Album Review: Ambassador Gun, When In Hell

[from MadeLoud, October 2, 2009]

It’s often mocked as one big game of Dungeons & Dragons, but in reality metal is more a game of simple one-upmanship: play heavier, play faster, write better hooks and hit your listeners harder than anyone that came before you. Most bands settle for two of those four and do pretty well for themselves, but Minneapolis-based grindcore trio Ambassador Gun clearly intend to go all the way in every possible way.

Combining raw punk rage with expertly-executed moves from the time-honored thrash playbook, When In Hell finds the group building near-hooks from the smoldering rubble left in the wake of Tim Seiler and Luke Olsen’s dual-vox, dual-axe air strike setting fire to the endless supply of blast beats and tremor-inducing double bass of drummer Patrick (no last name given—or needed).
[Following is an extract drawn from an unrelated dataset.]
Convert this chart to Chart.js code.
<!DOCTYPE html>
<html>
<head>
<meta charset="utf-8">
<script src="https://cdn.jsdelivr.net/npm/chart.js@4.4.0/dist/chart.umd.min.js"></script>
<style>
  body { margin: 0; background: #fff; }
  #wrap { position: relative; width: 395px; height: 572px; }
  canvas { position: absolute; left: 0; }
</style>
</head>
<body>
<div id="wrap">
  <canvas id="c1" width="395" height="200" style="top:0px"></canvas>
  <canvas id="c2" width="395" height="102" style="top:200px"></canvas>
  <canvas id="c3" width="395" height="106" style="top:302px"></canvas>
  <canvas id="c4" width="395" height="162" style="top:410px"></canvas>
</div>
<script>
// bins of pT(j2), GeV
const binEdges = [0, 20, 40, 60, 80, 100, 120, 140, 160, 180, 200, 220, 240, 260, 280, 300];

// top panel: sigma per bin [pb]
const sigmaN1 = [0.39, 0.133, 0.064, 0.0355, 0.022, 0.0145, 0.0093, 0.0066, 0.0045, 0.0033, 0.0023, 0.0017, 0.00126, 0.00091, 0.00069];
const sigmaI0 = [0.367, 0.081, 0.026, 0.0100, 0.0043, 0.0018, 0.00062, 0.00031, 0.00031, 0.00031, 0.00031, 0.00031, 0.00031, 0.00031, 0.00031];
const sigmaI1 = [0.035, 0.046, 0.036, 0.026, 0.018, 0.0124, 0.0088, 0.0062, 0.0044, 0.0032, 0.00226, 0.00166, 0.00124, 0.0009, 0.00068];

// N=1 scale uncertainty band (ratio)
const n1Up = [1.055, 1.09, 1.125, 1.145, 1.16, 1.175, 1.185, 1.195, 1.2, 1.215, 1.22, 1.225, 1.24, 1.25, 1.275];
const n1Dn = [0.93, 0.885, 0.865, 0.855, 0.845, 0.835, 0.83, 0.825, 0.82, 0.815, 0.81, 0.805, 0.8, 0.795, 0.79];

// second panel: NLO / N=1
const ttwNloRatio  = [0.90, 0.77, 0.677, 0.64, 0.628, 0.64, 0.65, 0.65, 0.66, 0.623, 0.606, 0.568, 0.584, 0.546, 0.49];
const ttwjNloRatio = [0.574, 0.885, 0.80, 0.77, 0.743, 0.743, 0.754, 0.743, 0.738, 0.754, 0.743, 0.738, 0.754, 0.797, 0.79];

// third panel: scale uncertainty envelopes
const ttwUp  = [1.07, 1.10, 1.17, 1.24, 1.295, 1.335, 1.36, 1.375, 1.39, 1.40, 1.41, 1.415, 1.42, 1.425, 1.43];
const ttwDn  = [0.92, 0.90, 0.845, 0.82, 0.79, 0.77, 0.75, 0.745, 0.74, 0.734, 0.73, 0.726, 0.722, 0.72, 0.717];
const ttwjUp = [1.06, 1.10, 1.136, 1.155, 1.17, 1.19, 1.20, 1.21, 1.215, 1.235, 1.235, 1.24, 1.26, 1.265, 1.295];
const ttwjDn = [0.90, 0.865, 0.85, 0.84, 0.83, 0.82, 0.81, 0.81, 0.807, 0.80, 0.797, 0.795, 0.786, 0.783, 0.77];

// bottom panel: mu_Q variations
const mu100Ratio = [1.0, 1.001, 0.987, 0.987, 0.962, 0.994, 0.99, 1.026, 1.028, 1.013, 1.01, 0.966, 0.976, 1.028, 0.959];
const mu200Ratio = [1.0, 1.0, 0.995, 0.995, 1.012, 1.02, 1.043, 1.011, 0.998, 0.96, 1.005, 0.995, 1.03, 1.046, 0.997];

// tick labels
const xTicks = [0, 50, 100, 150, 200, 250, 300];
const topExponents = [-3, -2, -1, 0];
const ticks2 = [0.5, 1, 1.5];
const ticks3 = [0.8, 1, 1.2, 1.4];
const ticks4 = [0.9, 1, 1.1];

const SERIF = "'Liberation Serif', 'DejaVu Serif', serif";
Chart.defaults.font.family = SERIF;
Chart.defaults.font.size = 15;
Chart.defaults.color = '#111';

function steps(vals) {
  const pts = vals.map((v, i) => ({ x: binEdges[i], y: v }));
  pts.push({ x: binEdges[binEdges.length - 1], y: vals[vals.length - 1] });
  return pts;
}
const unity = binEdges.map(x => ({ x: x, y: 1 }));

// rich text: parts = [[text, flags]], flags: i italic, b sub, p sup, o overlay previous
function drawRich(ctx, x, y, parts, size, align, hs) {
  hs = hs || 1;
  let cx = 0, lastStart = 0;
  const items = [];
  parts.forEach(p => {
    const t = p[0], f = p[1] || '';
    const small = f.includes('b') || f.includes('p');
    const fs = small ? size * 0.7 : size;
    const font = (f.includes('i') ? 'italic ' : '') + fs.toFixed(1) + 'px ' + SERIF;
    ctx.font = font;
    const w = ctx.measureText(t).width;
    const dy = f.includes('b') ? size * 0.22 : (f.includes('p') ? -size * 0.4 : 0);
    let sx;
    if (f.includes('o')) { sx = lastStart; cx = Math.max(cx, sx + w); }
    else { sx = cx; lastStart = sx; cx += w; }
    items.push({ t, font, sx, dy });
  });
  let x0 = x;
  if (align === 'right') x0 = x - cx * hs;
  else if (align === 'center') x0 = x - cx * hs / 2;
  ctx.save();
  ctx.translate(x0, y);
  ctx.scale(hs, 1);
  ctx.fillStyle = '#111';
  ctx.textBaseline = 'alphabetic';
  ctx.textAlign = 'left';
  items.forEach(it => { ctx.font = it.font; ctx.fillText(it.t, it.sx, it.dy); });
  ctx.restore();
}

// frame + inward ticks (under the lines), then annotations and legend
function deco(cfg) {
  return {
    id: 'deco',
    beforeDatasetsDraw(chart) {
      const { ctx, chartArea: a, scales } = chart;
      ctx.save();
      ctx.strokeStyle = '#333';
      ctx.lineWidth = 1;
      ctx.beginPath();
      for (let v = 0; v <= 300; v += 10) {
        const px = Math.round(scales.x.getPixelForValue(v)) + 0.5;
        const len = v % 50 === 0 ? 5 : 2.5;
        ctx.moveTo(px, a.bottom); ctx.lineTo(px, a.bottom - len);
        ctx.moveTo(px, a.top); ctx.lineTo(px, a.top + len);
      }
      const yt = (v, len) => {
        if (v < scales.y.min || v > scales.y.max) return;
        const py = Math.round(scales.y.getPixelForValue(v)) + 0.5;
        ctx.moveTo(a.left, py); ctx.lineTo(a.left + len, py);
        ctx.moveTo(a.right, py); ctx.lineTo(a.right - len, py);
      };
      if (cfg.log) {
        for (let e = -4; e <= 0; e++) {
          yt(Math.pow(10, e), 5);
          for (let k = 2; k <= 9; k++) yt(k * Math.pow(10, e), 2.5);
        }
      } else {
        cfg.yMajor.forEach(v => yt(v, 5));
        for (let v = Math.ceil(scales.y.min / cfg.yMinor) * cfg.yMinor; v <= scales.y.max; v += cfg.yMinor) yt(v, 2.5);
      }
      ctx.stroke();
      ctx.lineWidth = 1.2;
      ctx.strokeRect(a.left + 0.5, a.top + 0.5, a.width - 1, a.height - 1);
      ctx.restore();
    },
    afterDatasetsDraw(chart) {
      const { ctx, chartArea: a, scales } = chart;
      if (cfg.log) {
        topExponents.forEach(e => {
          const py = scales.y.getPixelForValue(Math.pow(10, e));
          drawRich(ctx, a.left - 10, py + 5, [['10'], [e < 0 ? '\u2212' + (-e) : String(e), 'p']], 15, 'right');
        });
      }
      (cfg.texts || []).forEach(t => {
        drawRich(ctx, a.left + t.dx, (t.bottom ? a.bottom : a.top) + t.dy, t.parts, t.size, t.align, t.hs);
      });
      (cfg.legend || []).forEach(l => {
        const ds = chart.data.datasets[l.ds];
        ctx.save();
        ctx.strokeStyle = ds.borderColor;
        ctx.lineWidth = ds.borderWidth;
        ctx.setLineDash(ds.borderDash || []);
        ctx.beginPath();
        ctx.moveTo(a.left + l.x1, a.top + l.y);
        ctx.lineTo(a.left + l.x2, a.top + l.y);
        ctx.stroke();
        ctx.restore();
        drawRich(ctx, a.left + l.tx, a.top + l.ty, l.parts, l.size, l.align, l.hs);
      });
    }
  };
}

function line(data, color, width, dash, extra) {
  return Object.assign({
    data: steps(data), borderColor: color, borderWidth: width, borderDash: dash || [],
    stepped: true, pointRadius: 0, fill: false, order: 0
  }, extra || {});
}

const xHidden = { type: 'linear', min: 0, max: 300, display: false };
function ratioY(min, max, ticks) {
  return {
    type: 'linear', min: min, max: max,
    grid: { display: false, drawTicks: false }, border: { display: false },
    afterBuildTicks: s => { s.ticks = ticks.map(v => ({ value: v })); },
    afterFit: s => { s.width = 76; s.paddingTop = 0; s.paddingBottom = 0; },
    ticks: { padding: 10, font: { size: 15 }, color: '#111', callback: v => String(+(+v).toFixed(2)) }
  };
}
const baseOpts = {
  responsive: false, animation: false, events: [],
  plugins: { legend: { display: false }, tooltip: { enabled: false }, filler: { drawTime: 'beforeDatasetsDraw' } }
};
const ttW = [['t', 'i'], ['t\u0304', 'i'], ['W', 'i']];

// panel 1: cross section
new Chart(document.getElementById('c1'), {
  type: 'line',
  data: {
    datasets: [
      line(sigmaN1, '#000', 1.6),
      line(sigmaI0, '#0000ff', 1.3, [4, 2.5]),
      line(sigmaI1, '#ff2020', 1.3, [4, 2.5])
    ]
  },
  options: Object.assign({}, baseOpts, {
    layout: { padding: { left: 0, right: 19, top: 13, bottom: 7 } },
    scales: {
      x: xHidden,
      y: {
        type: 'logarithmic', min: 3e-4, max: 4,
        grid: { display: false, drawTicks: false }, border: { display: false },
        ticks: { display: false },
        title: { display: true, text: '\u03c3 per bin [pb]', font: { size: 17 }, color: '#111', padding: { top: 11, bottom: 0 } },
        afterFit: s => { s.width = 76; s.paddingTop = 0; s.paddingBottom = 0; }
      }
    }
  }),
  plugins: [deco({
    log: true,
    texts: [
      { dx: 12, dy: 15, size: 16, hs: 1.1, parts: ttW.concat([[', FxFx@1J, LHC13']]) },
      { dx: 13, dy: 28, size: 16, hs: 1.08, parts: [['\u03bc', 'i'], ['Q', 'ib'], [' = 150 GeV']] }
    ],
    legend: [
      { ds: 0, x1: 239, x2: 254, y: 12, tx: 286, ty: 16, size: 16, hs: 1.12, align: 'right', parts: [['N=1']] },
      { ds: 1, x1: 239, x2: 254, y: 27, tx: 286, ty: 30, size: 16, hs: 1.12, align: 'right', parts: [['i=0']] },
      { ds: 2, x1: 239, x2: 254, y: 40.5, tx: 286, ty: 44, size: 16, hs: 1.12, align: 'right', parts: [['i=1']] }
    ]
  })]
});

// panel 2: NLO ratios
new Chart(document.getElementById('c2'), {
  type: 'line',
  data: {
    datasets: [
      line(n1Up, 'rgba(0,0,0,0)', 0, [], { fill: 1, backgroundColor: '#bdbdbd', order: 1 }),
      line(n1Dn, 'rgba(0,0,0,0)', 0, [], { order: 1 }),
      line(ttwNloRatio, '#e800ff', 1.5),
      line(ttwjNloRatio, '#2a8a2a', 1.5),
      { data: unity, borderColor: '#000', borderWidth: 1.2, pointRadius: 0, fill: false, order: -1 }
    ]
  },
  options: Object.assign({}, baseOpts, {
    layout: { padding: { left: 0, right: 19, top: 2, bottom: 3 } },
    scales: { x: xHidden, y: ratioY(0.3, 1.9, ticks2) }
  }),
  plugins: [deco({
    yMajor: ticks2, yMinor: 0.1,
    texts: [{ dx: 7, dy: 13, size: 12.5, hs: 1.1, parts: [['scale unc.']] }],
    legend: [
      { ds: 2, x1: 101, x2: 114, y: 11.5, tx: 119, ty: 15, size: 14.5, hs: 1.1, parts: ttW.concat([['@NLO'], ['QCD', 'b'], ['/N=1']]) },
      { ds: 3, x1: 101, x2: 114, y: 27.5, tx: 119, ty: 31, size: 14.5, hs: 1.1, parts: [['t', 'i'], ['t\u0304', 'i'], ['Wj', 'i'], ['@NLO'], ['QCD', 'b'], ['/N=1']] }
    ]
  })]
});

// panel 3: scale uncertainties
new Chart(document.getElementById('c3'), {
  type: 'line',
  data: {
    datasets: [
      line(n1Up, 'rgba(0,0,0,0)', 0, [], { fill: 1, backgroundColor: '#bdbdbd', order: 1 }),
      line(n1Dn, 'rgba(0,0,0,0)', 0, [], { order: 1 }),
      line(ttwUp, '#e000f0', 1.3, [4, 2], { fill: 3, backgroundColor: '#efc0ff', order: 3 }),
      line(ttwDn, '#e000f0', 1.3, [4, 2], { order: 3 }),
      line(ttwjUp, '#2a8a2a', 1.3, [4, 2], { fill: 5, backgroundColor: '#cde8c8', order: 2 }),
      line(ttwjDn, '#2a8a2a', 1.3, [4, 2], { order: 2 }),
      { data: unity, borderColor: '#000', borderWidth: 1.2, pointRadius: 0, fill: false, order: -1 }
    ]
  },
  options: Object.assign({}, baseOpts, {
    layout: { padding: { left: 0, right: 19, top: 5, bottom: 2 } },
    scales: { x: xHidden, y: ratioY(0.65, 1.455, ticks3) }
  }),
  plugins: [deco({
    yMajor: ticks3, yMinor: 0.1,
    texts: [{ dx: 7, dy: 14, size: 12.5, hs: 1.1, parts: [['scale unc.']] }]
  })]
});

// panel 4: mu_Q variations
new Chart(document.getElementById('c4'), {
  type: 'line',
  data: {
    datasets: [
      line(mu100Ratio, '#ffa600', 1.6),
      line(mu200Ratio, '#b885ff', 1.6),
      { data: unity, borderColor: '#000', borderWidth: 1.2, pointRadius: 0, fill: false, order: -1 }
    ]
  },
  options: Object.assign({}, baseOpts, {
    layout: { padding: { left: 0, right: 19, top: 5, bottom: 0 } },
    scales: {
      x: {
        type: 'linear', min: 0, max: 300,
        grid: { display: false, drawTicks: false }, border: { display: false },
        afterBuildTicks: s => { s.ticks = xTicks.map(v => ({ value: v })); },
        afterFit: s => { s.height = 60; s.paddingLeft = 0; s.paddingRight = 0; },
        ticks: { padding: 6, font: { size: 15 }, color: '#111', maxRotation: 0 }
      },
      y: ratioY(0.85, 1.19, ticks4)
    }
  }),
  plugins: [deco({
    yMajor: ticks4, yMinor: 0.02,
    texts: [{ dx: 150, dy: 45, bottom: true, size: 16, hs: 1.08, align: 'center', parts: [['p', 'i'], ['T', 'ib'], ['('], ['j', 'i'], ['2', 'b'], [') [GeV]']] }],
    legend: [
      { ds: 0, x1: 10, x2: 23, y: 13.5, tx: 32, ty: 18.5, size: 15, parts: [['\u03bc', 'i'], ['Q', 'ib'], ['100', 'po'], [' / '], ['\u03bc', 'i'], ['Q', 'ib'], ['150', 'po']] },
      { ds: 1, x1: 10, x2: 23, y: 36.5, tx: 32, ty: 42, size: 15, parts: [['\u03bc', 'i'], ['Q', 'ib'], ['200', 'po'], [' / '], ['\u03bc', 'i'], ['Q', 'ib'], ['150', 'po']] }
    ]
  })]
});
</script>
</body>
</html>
The disc emerges as a kind of half-hour audio seizure, its 16 songs seemingly over before they even start, as though Ambassador Gun were racing against time itself.

For the most part, the trio’s penchant for brevity is why the disc as a whole works. The relentless snare and vague threats of opener “Killed Hooker’s Money” are heavy enough to cause physical pain, but the track’s 80-second length keeps it interesting rather than annoying; “Taylor Reign,” the most (and, arguably, only) logically structured song on the disc, employs some fine stuttered riffing over an almost jazz-informed ride cymbal before descending into total chaos halfway into the track. Most perversely, “Death Nail” goes straight for the jugular in its Slayer-on-coke riffing, octopus drumming and mantra of “It’s good to see your blood spill.” Ambassador Gun are many things, but subtle is not one of them.
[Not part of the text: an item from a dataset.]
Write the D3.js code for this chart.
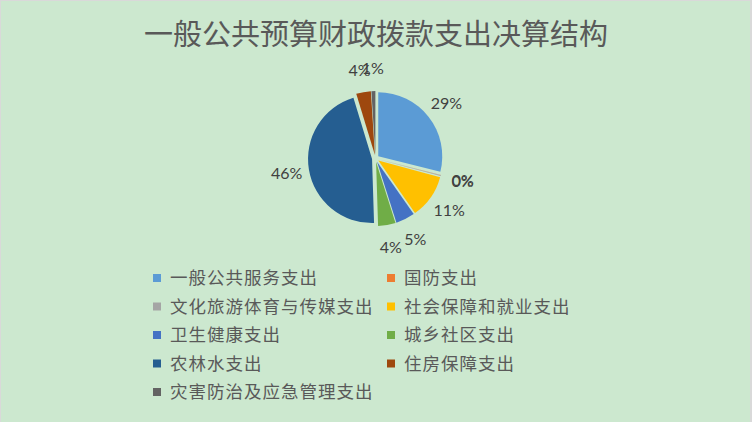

But as with most grindcore albums—or any metal album, for that matter—the strengths quickly become the weaknesses as well. Psychotic riffing and blood-soaked lyrics have proven time and time again to be simple ways to command attention, but it takes a truly great band to really use those to hold that attention; by the time they get to the superb closing sludge metal of “Delorean,” most listeners will swear they’ve heard this before—and they’d be right, although they’d also be thinking of “Steady Diet,” which had passed through their ears a mere ten minutes prior.

When In Hell paints a terrifying picture in its scant 28 minutes, one not of demons and devils but of punches to the face and a certain unattainable inner peace. Or, as the nominal chorus of “So Pristine” asks more simply: what the fuck?